For so many artists, licensing is seen as the holy grail of placements. Oftentimes paid and accompanied by a huge increase in exposure, your song landing in the right TV show, movie, or commercial can mean major transformation for your band. Even the smallest placements usually come with a paycheck and a boost in fans—both of your music and fans from the industry side, which, you guessed it, can lead to even more placements.
How then, can an indie band end up gaining a licensing placement for their song?
Make sure you’re registered
First and foremost you need to make sure you’re registered with a Performing Rights Organization like ASCAP, BMI, or SESAC. This is crucial because these are the people that make sure you’re getting paid every time your song is played.
But don’t stop there. You’ll also want to look into mechanical royalties, (the money you make when something is downloaded or sold on say, iTunes, which ASCAP, SESAC, and BMI don’t cover.)
Spotify, Amazon, Google, etc pay the mechanical royalties directly to publishers, not PROs, which means in order to get the mechanical royalties you’re owed, you’d probably do best to have a publisher. It’s not that you aren’t owed it without one, it’s just that in general, the people responsible for paying you don’t actually know how to find you and odds are they’re not pulling out all the stops to make sure they find you.
Simply put, having a publisher makes this all a bit cleaner and gets you closer to the money you’re owed.
Consider a publisher
This brings us nicely to our second point—finding a publisher. While you certainly don’t need a publisher, and working with one means giving up 50% of your profits, it also means you’re more likely to actually get those songs placed somewhere, and get all the royalties you’re owed.

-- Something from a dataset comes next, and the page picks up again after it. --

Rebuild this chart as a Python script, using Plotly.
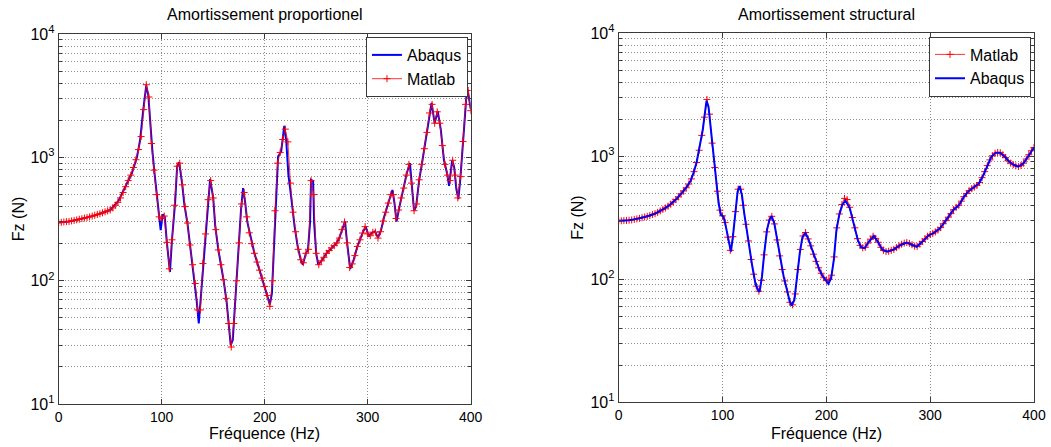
import plotly.graph_objects as go

# ---------------- data: left panel (Amortissement proportionel) ----------------
abaqus_prop_f = [0, 10, 20, 30, 40, 50, 58, 64, 71, 76, 79, 82, 85, 87, 89, 91, 93, 95, 97, 99,
                 101, 103, 105, 108, 110, 113, 115, 117, 120, 122, 125, 128, 130, 132, 134, 136,
                 138, 140, 143, 145, 147, 150, 152, 155, 158, 160, 163, 165, 167, 169, 171, 173,
                 175, 177, 179, 181, 183, 186, 190, 195, 200, 203, 205, 207, 209, 211, 213, 216,
                 219, 221, 223, 226, 229, 232, 235, 237, 240, 242, 244, 245, 247, 248, 250, 252,
                 256, 260, 265, 270, 273, 276, 278, 280, 283, 286, 290, 295, 298, 301, 304, 307,
                 310, 313, 316, 320, 324, 326, 328, 331, 335, 338, 341, 343, 345, 347, 350, 353,
                 356, 359, 362, 365, 368, 371, 374, 377, 379, 382, 384, 386, 388, 390, 393, 396,
                 397, 398, 400]
abaqus_prop_v = [297, 303, 316, 330, 350, 375, 445, 560, 745, 1010, 1380, 2400, 3850, 3200, 1780,
                 1120, 750, 510, 355, 258, 345, 330, 205, 118, 215, 430, 850, 915, 600, 415, 294,
                 184, 135, 100, 68, 45, 74, 138, 258, 455, 670, 470, 276, 178, 131, 102, 68, 45,
                 30, 33, 64, 112, 203, 377, 565, 437, 303, 229, 167, 122, 90, 74, 64, 79, 203,
                 550, 1020, 1120, 1810, 1340, 725, 455, 276, 190, 148, 135, 167, 178, 294, 660,
                 645, 294, 167, 135, 148, 167, 185, 203, 229, 276, 303, 203, 125, 144, 190, 244,
                 276, 229, 244, 252, 224, 258, 330, 427, 545, 427, 302, 405, 565, 750, 900, 580,
                 370, 400, 660, 928, 1315, 1960, 2780, 1900, 2380, 1680, 955, 750, 590, 955, 830,
                 560, 460, 680, 1500, 3300, 3550, 3200, 2500]

matlab_prop_f = [i * 2.5 for i in range(161)]
matlab_prop_v = [297, 298, 300, 302, 303, 306, 309, 312, 316, 319, 323, 326, 330, 335, 340, 345,
                 350, 356, 363, 369, 375, 390, 410, 433, 470, 520, 580, 650, 720, 830, 960, 1160,
                 1480, 2450, 3900, 3100, 1300, 790, 500, 330, 320, 335, 205, 125, 215, 410, 850,
                 900, 600, 400, 294, 195, 135, 95, 58, 58, 138, 240, 455, 650, 470, 260, 178, 135,
                 102, 72, 45, 29, 45, 100, 203, 420, 520, 330, 245, 200, 167, 142, 122, 105, 90,
                 76, 62, 100, 370, 900, 1100, 1400, 1700, 1340, 620, 360, 250, 180, 148, 140, 167,
                 180, 650, 500, 167, 135, 145, 155, 167, 176, 185, 193, 203, 222, 260, 300, 203,
                 128, 137, 160, 190, 215, 244, 275, 240, 232, 248, 248, 222, 250, 305, 360, 427,
                 500, 500, 320, 375, 470, 565, 720, 880, 620, 370, 420, 660, 880, 1180, 1600, 2300,
                 2700, 1900, 2350, 1900, 1250, 880, 720, 650, 950, 720, 470, 700, 1350, 2700, 3500,
                 2400]

# ---------------- data: right panel (Amortissement structural) ----------------
abaqus_struct_f = [0, 5, 10, 15, 20, 25, 30, 35, 40, 45, 50, 55, 60, 65, 69, 72, 75, 78, 81, 83,
                   84.6, 86.5, 88.8, 90.7, 93, 94.6, 96.2, 98.4, 101, 102.6, 104.9, 106.8, 108.1,
                   110, 112.3, 114.5, 116.4, 118.7, 120.9, 123.5, 126.1, 128.7, 131.6, 134.1,
                   135.7, 138, 140.2, 142.8, 145.1, 147.3, 149.9, 152.5, 155.7, 158.9, 162.1,
                   164.7, 166.6, 169.2, 171.8, 174.4, 176.9, 179.8, 183, 186.3, 189.5, 192.7,
                   195.9, 199.1, 202, 204.6, 207.2, 209.7, 212.3, 215.2, 218.4, 222.6, 226.5,
                   230.3, 233.5, 236.8, 240.9, 245.8, 249.6, 253.8, 258.6, 265.1, 271.5, 277.3,
                   282.8, 287, 292.4, 297.9, 303.7, 309.5, 315.9, 322.3, 327.8, 332.6, 337.5,
                   342.3, 347.1, 351.3, 355.2, 359, 363.2, 367.4, 371.9, 376.1, 380.9, 384.8,
                   389.9, 393.8, 397.6, 400]
abaqus_struct_v = [299, 300, 302, 307, 313, 321, 330, 342, 360, 380, 408, 445, 495, 555, 625, 730,
                   890, 1220, 1640, 2235, 2830, 2530, 1640, 1090, 750, 550, 415, 334, 323, 285,
                   222, 179, 168, 222, 344, 515, 573, 484, 344, 244, 173, 127, 93, 82, 79, 105, 163,
                   251, 303, 327, 285, 209, 144, 105, 82, 66, 61, 68, 105, 163, 219, 239, 209, 173,
                   144, 123, 108, 99, 92, 102, 144, 251, 330, 400, 437, 378, 285, 209, 182, 179,
                   202, 225, 202, 175, 168, 175, 190, 199, 190, 184, 202, 225, 239, 260, 307, 366,
                   402, 470, 526, 560, 603, 705, 849, 993, 1071, 1071, 993, 903, 849, 824, 877, 993,
                   1111, 1180]

matlab_struct_f = [i * 2.5 for i in range(161)]
matlab_struct_v = [299, 299, 300, 301, 302, 304, 307, 310, 313, 317, 321, 325, 330, 336, 342, 350,
                   360, 370, 380, 393, 408, 425, 445, 468, 495, 523, 555, 595, 655, 750, 890, 1120,
                   1480, 2080, 2900, 2200, 1280, 810, 520, 365, 328, 290, 220, 172, 222, 355, 540,
                   540, 400, 280, 205, 145, 110, 88, 80, 98, 158, 243, 303, 325, 282, 209, 155, 120,
                   97, 79, 65, 62, 76, 120, 175, 225, 240, 213, 187, 160, 140, 124, 112, 103, 98,
                   100, 108, 152, 262, 340, 405, 455, 445, 385, 318, 262, 214, 189, 180, 182, 197,
                   212, 224, 215, 200, 182, 172, 168, 169, 172, 175, 181, 187, 193, 197, 199, 196,
                   191, 186, 185, 193, 203, 213, 224, 231, 236, 243, 252, 263, 283, 300, 320, 342,
                   368, 385, 400, 432, 470, 498, 526, 545, 562, 580, 612, 670, 750, 840, 935, 1010,
                   1060, 1075, 1070, 1030, 975, 920, 880, 855, 835, 825, 840, 880, 950, 1030, 1110,
                   1180]

titles = ["Amortissement proportionel", "Amortissement structural"]
x_title = "Fréquence (Hz)"
y_title = "Fz (N)"
x_ticks = [0, 100, 200, 300, 400]
y_ticks = [10, 100, 1000, 10000]
y_ticktext = ["10<sup>1</sup>", "10<sup>2</sup>", "10<sup>3</sup>", "10<sup>4</sup>"]

BLUE = "#0000ff"
RED = "#ff0000"
FONT = "Liberation Sans, Arial, sans-serif"
AXC = "#3a3a3a"
GRIDC = "#8c8c8c"
GRIDDASH = "1px,2px"

fig = go.Figure()

red_marker = dict(symbol="cross-thin", size=5, color=RED, line=dict(color=RED, width=1))

# left: Abaqus first, Matlab on top
fig.add_trace(go.Scatter(x=abaqus_prop_f, y=abaqus_prop_v, mode="lines", name="Abaqus",
                         line=dict(color=BLUE, width=2), xaxis="x", yaxis="y", legend="legend"))
fig.add_trace(go.Scatter(x=matlab_prop_f, y=matlab_prop_v, mode="lines+markers", name="Matlab",
                         line=dict(color=RED, width=0.8), marker=red_marker,
                         xaxis="x", yaxis="y", legend="legend"))
# right: Matlab first, Abaqus on top
fig.add_trace(go.Scatter(x=matlab_struct_f, y=matlab_struct_v, mode="lines+markers", name="Matlab",
                         line=dict(color=RED, width=0.8), marker=red_marker,
                         xaxis="x2", yaxis="y2", legend="legend2"))
fig.add_trace(go.Scatter(x=abaqus_struct_f, y=abaqus_struct_v, mode="lines", name="Abaqus",
                         line=dict(color=BLUE, width=2), xaxis="x2", yaxis="y2", legend="legend2"))

W, H = 1051, 447
left_px = (58.7, 470.7, 34.3, 404.0)
right_px = (618.7, 1034.0, 33.3, 402.3)


def xdom(p):
    return [p[0] / W, p[1] / W]


def ydom(p):
    return [(H - p[3]) / H, (H - p[2]) / H]


def xaxis_cfg(p):
    return dict(domain=xdom(p), range=[0, 400], tickvals=x_ticks, ticks="inside", ticklen=5,
                tickcolor=AXC, showline=True, linecolor=AXC, linewidth=1, mirror="allticks",
                showgrid=True, gridcolor=GRIDC, griddash=GRIDDASH, gridwidth=1, zeroline=False,
                automargin=False,
                tickfont=dict(family=FONT, size=14, color="#000000"))


def yaxis_cfg(p, anchor):
    return dict(domain=ydom(p), type="log", range=[1, 4], tickmode="array", tickvals=y_ticks,
                ticktext=y_ticktext, ticks="inside", ticklen=5, tickcolor=AXC, showline=True,
                linecolor=AXC, linewidth=1, mirror="allticks", showgrid=True, gridcolor=GRIDC,
                griddash=GRIDDASH, gridwidth=1, zeroline=False, anchor=anchor, automargin=False,
                tickfont=dict(family=FONT, size=16, color="#000000"),
                minor=dict(ticks="inside", ticklen=3, tickcolor=AXC, showgrid=True,
                           gridcolor=GRIDC, griddash=GRIDDASH, gridwidth=1, dtick="D1"))


legend_common = dict(bgcolor="#ffffff", bordercolor=AXC, borderwidth=1,
                     font=dict(family=FONT, size=16, color="#000000"),
                     itemwidth=30, xanchor="right", yanchor="top", tracegroupgap=0)

fig.update_layout(
    width=W, height=H, margin=dict(l=0, r=0, t=0, b=0, autoexpand=False),
    paper_bgcolor="#ffffff", plot_bgcolor="#ffffff",
    xaxis=dict(**xaxis_cfg(left_px), anchor="y"),
    yaxis=yaxis_cfg(left_px, "x"),
    xaxis2=dict(**xaxis_cfg(right_px), anchor="y2"),
    yaxis2=yaxis_cfg(right_px, "x2"),
    legend=dict(**legend_common, x=468 / W, y=(H - 37) / H),
    legend2=dict(**legend_common, x=1031 / W, y=(H - 36.5) / H),
    showlegend=True,
)

annots = []
for p, t in [(left_px, titles[0]), (right_px, titles[1])]:
    cx = (p[0] + p[1]) / 2 / W
    annots.append(dict(text=t, x=cx, y=(H - 15) / H, xref="paper", yref="paper",
                       xanchor="center", yanchor="middle", showarrow=False,
                       font=dict(family=FONT, size=16, color="#000000")))
    annots.append(dict(text=x_title, x=cx, y=(H - 433) / H, xref="paper", yref="paper",
                       xanchor="center", yanchor="middle", showarrow=False,
                       font=dict(family=FONT, size=16, color="#000000")))
for xc, p in [(18, left_px), (578, right_px)]:
    annots.append(dict(text=y_title, x=xc / W, y=(H - (p[2] + p[3]) / 2) / H, xref="paper",
                       yref="paper", xanchor="center", yanchor="middle", showarrow=False,
                       textangle=-90, font=dict(family=FONT, size=16, color="#000000")))
fig.update_layout(annotations=annots)

# remove the default page margin so the figure fills the window exactly
fig.write_html("out.html", config={"displayModeBar": False},
               post_script="document.body.style.margin='0';document.body.style.overflow='hidden';")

Think of this as hiring a publicist rather than doing your own PR. Sure, you could do all the outreach yourself, but beyond being a huge time sink, you probably don’t have the same connections that your publicist does. Publishers are the same way. They have relationships with music supervisors that would be difficult for most independent artists to attain. (Side note: Symphonic Distribution offers in-house sync licensing for all our clients.)
If you do have those relationships, then sure, try it out! Just make sure you’re pitching to them personally (no copy and paste, no misspelled names, and no generic emails) and don’t harass them. Be professional but polite, and don’t be afraid to throw a little charm and personality in there.
Decide if you want to write for licensing
One of the questions you’re going to face early on is “am I writing songs with the intention of getting them licensed?” Some artists will prefer to just write the songs they want and if they get licensed, great and if not, no big deal. Others will want to make the intentional decision to write songs accessible enough to get picked up. It’s a decision that’s entirely yours, but something to be aware and conscious of as you’re creating music.
Not every placement is going to be a spot on the season’s hottest TV show or the catchy tune in the background of your favorite brand’s commercial. Some placements will be for obscure movies or TV shows, and that’s ok. If you’re willing to think even further outside the box, there’s even opportunities outside the traditional film/TV avenue including in virtual reality, Snapchat, and of course, streaming services like Netflix and Hulu. (more on all that here.)
Landing a licensing placement for your song can be such an incredible opportunity, and I believe it’s within the reach of all serious artists. While a more commercially accessible song might generate more initial interest or a faster placement, I really believe that there’s a scene, a moment, an opportunity for every song—it’s just a matter of finding it.